Religionen im Fadenkreuz
Argumente, die übrigens nicht allein die Muslime in China unter Generalverdacht stellen.
"Unter dem jetzigen Parteivorsitzenden sind die Religionen grundsätzlich mehr ins Fadenkreuz geraten. Vor allem die so genannten ausländischen Religionen. Ausländische Religionen sind der Islam und das Christentum. Die indigenen Religionen, so nennt China das, die sind ja eher stark darauf angelegt entweder in einer Klostergemeinschaft zu leben, aber dann ist man ja komplett raus aus dem Leben, oder sich individuell zu kultivieren. Während das Christentum und der Islam ja auch innerhalb dieser Welt eben diese Gemeinschaftsstrukturen anbieten. Und ich glaube das ist vor allem etwas, was Peking ein Dorn im Auge ist."

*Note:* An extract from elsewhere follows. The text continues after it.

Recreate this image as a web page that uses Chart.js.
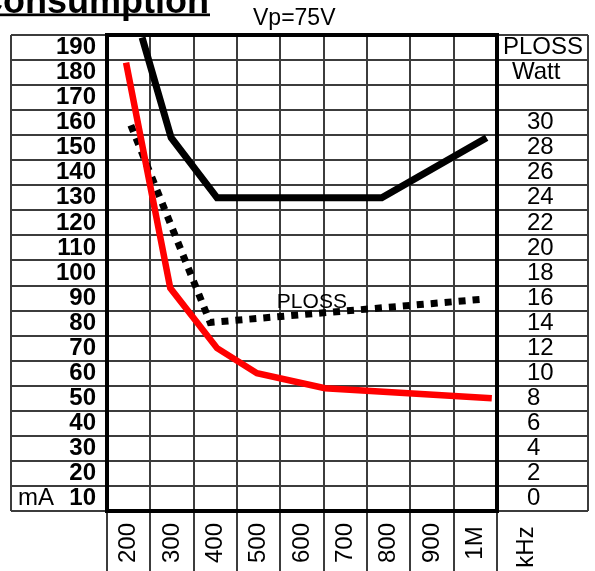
<!DOCTYPE html>
<html>
<head>
<meta charset="utf-8">
<script src="https://cdn.jsdelivr.net/npm/chart.js@4.4.1/dist/chart.umd.min.js"></script>
<style>
  html, body { margin: 0; padding: 0; background: #fff; overflow: hidden; }
  #wrap { position: relative; width: 595px; height: 571px; }
</style>
</head>
<body>
<div id="wrap"><canvas id="chart"></canvas></div>
<script>
// data (x in kHz, y in mA, PLOSS in Watt)
const blackFreq = [231, 298, 404, 784, 1026];
const blackCurrent = [194, 154, 130, 130, 154];

const redFreq = [194, 296, 404, 496, 653, 1038];
const redCurrent = [184, 94, 70, 60, 54, 50];

const plossFreq = [205, 388, 1015];
const plossWatt = [29.8, 14.05, 15.9];

// tick labels
const freqTicks = [200, 300, 400, 500, 600, 700, 800, 900, 1000];
const freqLabels = ['200', '300', '400', '500', '600', '700', '800', '900', '1M'];
const currentTicks = [190, 180, 170, 160, 150, 140, 130, 120, 110, 100, 90, 80, 70, 60, 50, 40, 30, 20, 10];
const wattTicks = [30, 28, 26, 24, 22, 20, 18, 16, 14, 12, 10, 8, 6, 4, 2, 0];

const GRID = '#3c3c3c';
const FONT = '"Liberation Sans", Arial, sans-serif';

function toPoints(xs, ys) {
  return xs.map((x, i) => ({ x: x, y: ys[i] }));
}

// side columns, frame, labels and titles
const sheetPlugin = {
  id: 'sheet',
  afterDraw(chart) {
    const ctx = chart.ctx;
    const area = chart.chartArea;
    const x = chart.scales.x;
    const y = chart.scales.y;
    const y2 = chart.scales.y2;

    ctx.save();
    ctx.strokeStyle = GRID;
    ctx.lineWidth = 2;
    ctx.beginPath();
    ctx.moveTo(y.left, area.top);
    ctx.lineTo(y.left, area.bottom);
    ctx.moveTo(y2.right, area.top);
    ctx.lineTo(y2.right, area.bottom);
    ctx.stroke();

    ctx.strokeStyle = '#000';
    ctx.lineWidth = 4;
    ctx.strokeRect(area.left, area.top, area.right - area.left, area.bottom - area.top);

    ctx.fillStyle = '#000';
    ctx.textBaseline = 'middle';

    // left column, mA
    ctx.font = 'bold 24px ' + FONT;
    ctx.textAlign = 'right';
    currentTicks.forEach(v => ctx.fillText(String(v), area.left - 11, y.getPixelForValue(v)));
    ctx.font = '24px ' + FONT;
    ctx.textAlign = 'left';
    ctx.fillText('mA', y.left + 7, y.getPixelForValue(10));

    // right column, Watt
    ctx.fillText('PLOSS', area.right + 6, y2.getPixelForValue(36));
    ctx.fillText('Watt', area.right + 15, y2.getPixelForValue(34));
    wattTicks.forEach(v => ctx.fillText(String(v), area.right + 30, y2.getPixelForValue(v)));

    // frequency labels, turned
    ctx.textAlign = 'center';
    ctx.textBaseline = 'alphabetic';
    freqTicks.forEach((v, i) => {
      ctx.save();
      ctx.translate(x.getPixelForValue(v) + 6.5, area.bottom + 32);
      ctx.rotate(-Math.PI / 2);
      ctx.fillText(freqLabels[i], 0, 0);
      ctx.restore();
    });
    ctx.save();
    ctx.translate(area.right + 36, area.bottom + 36);
    ctx.rotate(-Math.PI / 2);
    ctx.fillText('kHz', 0, 0);
    ctx.restore();

    // curve label
    ctx.font = '21px ' + FONT;
    ctx.textAlign = 'left';
    ctx.fillText('PLOSS', x.getPixelForValue(542), y2.getPixelForValue(15.2));

    // headings
    ctx.font = '23px ' + FONT;
    ctx.fillText('Vp=75V', 253, 25);
    ctx.font = 'bold 36px ' + FONT;
    ctx.textAlign = 'right';
    ctx.fillText('Consumption', 209, 12.5);
    ctx.fillRect(0, 13.5, 210, 2.7);
    ctx.restore();
  }
};

function setupChart() {
  new Chart(document.getElementById('chart'), {
    type: 'line',
    data: {
      datasets: [
        {
          label: 'I black',
          data: toPoints(blackFreq, blackCurrent),
          yAxisID: 'y',
          borderColor: '#000',
          borderWidth: 7,
          pointRadius: 0,
          tension: 0
        },
        {
          label: 'I red',
          data: toPoints(redFreq, redCurrent),
          yAxisID: 'y',
          borderColor: '#ff0000',
          borderWidth: 6.5,
          pointRadius: 0,
          tension: 0
        },
        {
          label: 'PLOSS',
          data: toPoints(plossFreq, plossWatt),
          yAxisID: 'y2',
          borderColor: '#000',
          borderWidth: 7,
          borderDash: [7, 7],
          borderCapStyle: 'butt',
          pointRadius: 0,
          tension: 0
        }
      ]
    },
    options: {
      responsive: true,
      maintainAspectRatio: false,
      animation: false,
      events: [],
      layout: { padding: { left: 11, right: 7, top: 35, bottom: 0 } },
      plugins: {
        legend: { display: false },
        tooltip: { enabled: false }
      },
      scales: {
        x: {
          type: 'linear',
          position: 'bottom',
          min: 150,
          max: 1050,
          ticks: { display: false, stepSize: 100 },
          grid: { color: GRID, lineWidth: 2, tickLength: 60 },
          border: { display: false }
        },
        y: {
          type: 'linear',
          position: 'left',
          min: 5,
          max: 195,
          ticks: { display: false, stepSize: 10 },
          grid: { color: GRID, lineWidth: 2, tickLength: 96 },
          border: { display: false }
        },
        y2: {
          type: 'linear',
          position: 'right',
          min: -1,
          max: 37,
          ticks: { display: false, stepSize: 2 },
          grid: { color: GRID, lineWidth: 2, tickLength: 91, drawOnChartArea: false },
          border: { display: false }
        }
      }
    },
    plugins: [sheetPlugin]
  });
}

setupChart();
</script>
</body>
</html>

Das glaubt auch Kuerban Haiyuer, der sich im Berliner Exil unermüdlich für die Sache der Uiguren einsetzt. Vor allem dafür, dass die Deutschen überhaupt von dem Konflikt um seine Heimat erfahren. Denn viele, so weiß er, regen sich über das Unrecht gegenüber den Tibetern in China oder auch den Christen in der Türkei auf – haben aber von den Uiguren, die zu Hunderttausenden in Umerziehungslagern stecken, noch nie gehört. Vielleicht, so glaubt, Haiyuer, weil sie Muslime sind.
"Meiner Meinung nach, der Westen verliert schon jetzt die moralische Autorität. Sie müssen eine vernünftige, verantwortungsvolle mit China engagieren. So wie es jetzt aussieht, ich will nur noch dein Geld, ich will nur noch wirtschaftliche Entwicklung und alles andere ist mir egal. So geht das nicht mehr. Also wenn die Westen ihre Politik der Menschenrechte und Demokratie nicht mehr verteidigt, dann unsere freie Demokratie hat keine Zukunft mehr."